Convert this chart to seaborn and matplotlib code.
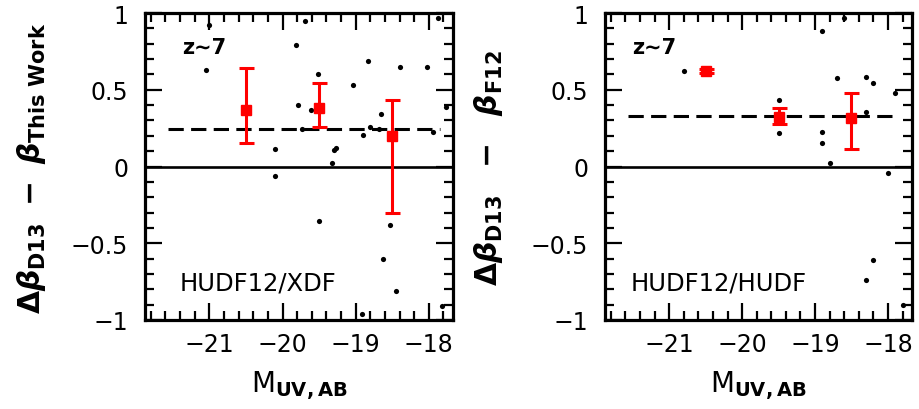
import numpy as np
import matplotlib
matplotlib.use("Agg")
import matplotlib.pyplot as plt
import seaborn as sns

# ---------------- data ----------------
left_x = [-21.01, -19.69, -17.87, -19.82, -21.05, -18.83, -19.52, -18.40, -18.02, -19.04,
          -19.79, -19.61, -17.77, -18.65, -19.74, -18.81, -18.68, -17.95, -18.90, -20.10,
          -19.27, -19.29, -19.33, -20.10, -19.50, -18.53, -18.62, -18.45, -18.91, -17.82]
left_y = [0.925, 0.95, 0.97, 0.79, 0.63, 0.69, 0.60, 0.645, 0.645, 0.53,
          0.40, 0.37, 0.39, 0.34, 0.245, 0.26, 0.245, 0.225, 0.205, 0.115,
          0.12, 0.105, 0.02, -0.063, -0.354, -0.384, -0.60, -0.81, -0.96, -0.91]
left_bin_x = [-20.5, -19.5, -18.5]
left_bin_y = [0.37, 0.38, 0.20]
left_bin_lo = [0.156, 0.258, -0.30]
left_bin_hi = [0.643, 0.545, 0.43]
left_mean = 0.245

right_x = [-18.90, -18.60, -20.79, -18.70, -18.30, -18.20, -17.90, -19.50, -18.30,
           -19.50, -18.90, -18.90, -18.80, -18.00, -18.20, -18.30, -17.80]
right_y = [0.884, 0.97, 0.625, 0.576, 0.584, 0.543, 0.48, 0.434, 0.354,
           0.215, 0.226, 0.154, 0.02, -0.043, -0.61, -0.74, -0.90]
right_bin_x = [-20.5, -19.5, -18.5]
right_bin_y = [0.623, 0.324, 0.315]
right_bin_lo = [0.61, 0.276, 0.117]
right_bin_hi = [0.636, 0.378, 0.482]
right_mean = 0.33

mean_line_x = [-21.57, -17.85]

x_ticks = [-21, -20, -19, -18]
x_ticklabels = ["\u221221", "\u221220", "\u221219", "\u221218"]
y_ticks = [-1, -0.5, 0, 0.5, 1]
y_ticklabels = ["\u22121", "\u22120.5", "0", "0.5", "1"]

field_labels = ["HUDF12/XDF", "HUDF12/HUDF"]
ylabels = [r"$\mathbf{\Delta}\beta_{\mathrm{D13}}\ -\ \beta_{\mathrm{This\ Work}}$",
           r"$\mathbf{\Delta}\beta_{\mathrm{D13}}\ \ -\ \ \beta_{\mathrm{F12}}$"]
xlabel = r"$\mathregular{M}_{\mathrm{UV,AB}}$"

# ---------------- style ----------------
sns.set_style("white")
plt.rcParams["font.family"] = ["DejaVu Sans"]
plt.rcParams.update({"text.color": "black", "axes.labelcolor": "black",
                     "xtick.color": "black", "ytick.color": "black"})
plt.rcParams["mathtext.fontset"] = "custom"
plt.rcParams["mathtext.rm"] = "DejaVu Sans:bold"
plt.rcParams["mathtext.bf"] = "DejaVu Sans:bold"
plt.rcParams["mathtext.it"] = "DejaVu Sans:italic:bold"

fig = plt.figure(figsize=(9.2, 4.1), dpi=100)
ax1 = fig.add_axes([145 / 920, 89 / 410, 308 / 920, 307 / 410])
ax2 = fig.add_axes([605 / 920, 89 / 410, 307 / 920, 307 / 410])

panels = [
    (ax1, left_x, left_y, left_bin_x, left_bin_y, left_bin_lo, left_bin_hi, left_mean, 0.114, 0),
    (ax2, right_x, right_y, right_bin_x, right_bin_y, right_bin_lo, right_bin_hi, right_mean, 0.082, 1),
]

for ax, px, py, bx, by, blo, bhi, mean, fx, i in panels:
    ax.set_xlim(-21.88, -17.67)
    ax.set_ylim(-1, 1)
    ax.axhline(0, color="black", lw=1.9, zorder=1)
    ax.plot(mean_line_x, [mean, mean], color="black", lw=2.2, dashes=(5, 2.4), zorder=2)
    sns.scatterplot(x=px, y=py, ax=ax, color="black", s=14, marker="o",
                    linewidth=0, zorder=3, legend=False)
    by = np.array(by)
    yerr = np.vstack([by - np.array(blo), np.array(bhi) - by])
    ax.errorbar(bx, by, yerr=yerr, fmt="s", color="red", ms=7.3, lw=2.2,
                capsize=5.4, capthick=2.2, zorder=4)

    for s in ax.spines.values():
        s.set_linewidth(2.3)
        s.set_color("black")
    ax.set_xticks(x_ticks)
    ax.set_xticklabels(x_ticklabels)
    ax.set_yticks(y_ticks)
    ax.set_yticklabels(y_ticklabels)
    ax.set_xticks(np.arange(-21.8, -17.6, 0.2), minor=True)
    ax.set_yticks(np.arange(-1, 1.001, 0.1), minor=True)
    ax.tick_params(which="both", direction="in", top=True, right=True,
                   bottom=True, left=True, width=1.6, color="black")
    ax.tick_params(which="major", length=12.5)
    ax.tick_params(which="minor", length=6.5)
    ax.tick_params(axis="x", which="major", labelsize=17, pad=9)
    ax.tick_params(axis="y", which="major", labelsize=17, pad=12)

    ax.text(fx + 0.005, 0.87, "z\u223c7", transform=ax.transAxes, fontsize=15,
            fontweight="bold", ha="left", va="baseline")
    ax.text(fx, 0.10, field_labels[i], transform=ax.transAxes, fontsize=17.5,
            ha="left", va="baseline")
    ax.set_xlabel(xlabel, fontsize=20, labelpad=8)
    ax.set_ylabel("")

label_y = (410 - 168) / 410
fig.text(32 / 920, label_y, ylabels[0], rotation=90, ha="center",
         va="center", fontsize=21.5)
fig.text(489 / 920, label_y, ylabels[1], rotation=90, ha="center",
         va="center", fontsize=21.5)

fig.savefig("out.png", dpi=100)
----------------
### AIM OF THE TASK
Search the data for "seaborn". Copy every line that has it.

### RESPONSE
Convert this chart to seaborn and matplotlib code.
import seaborn as sns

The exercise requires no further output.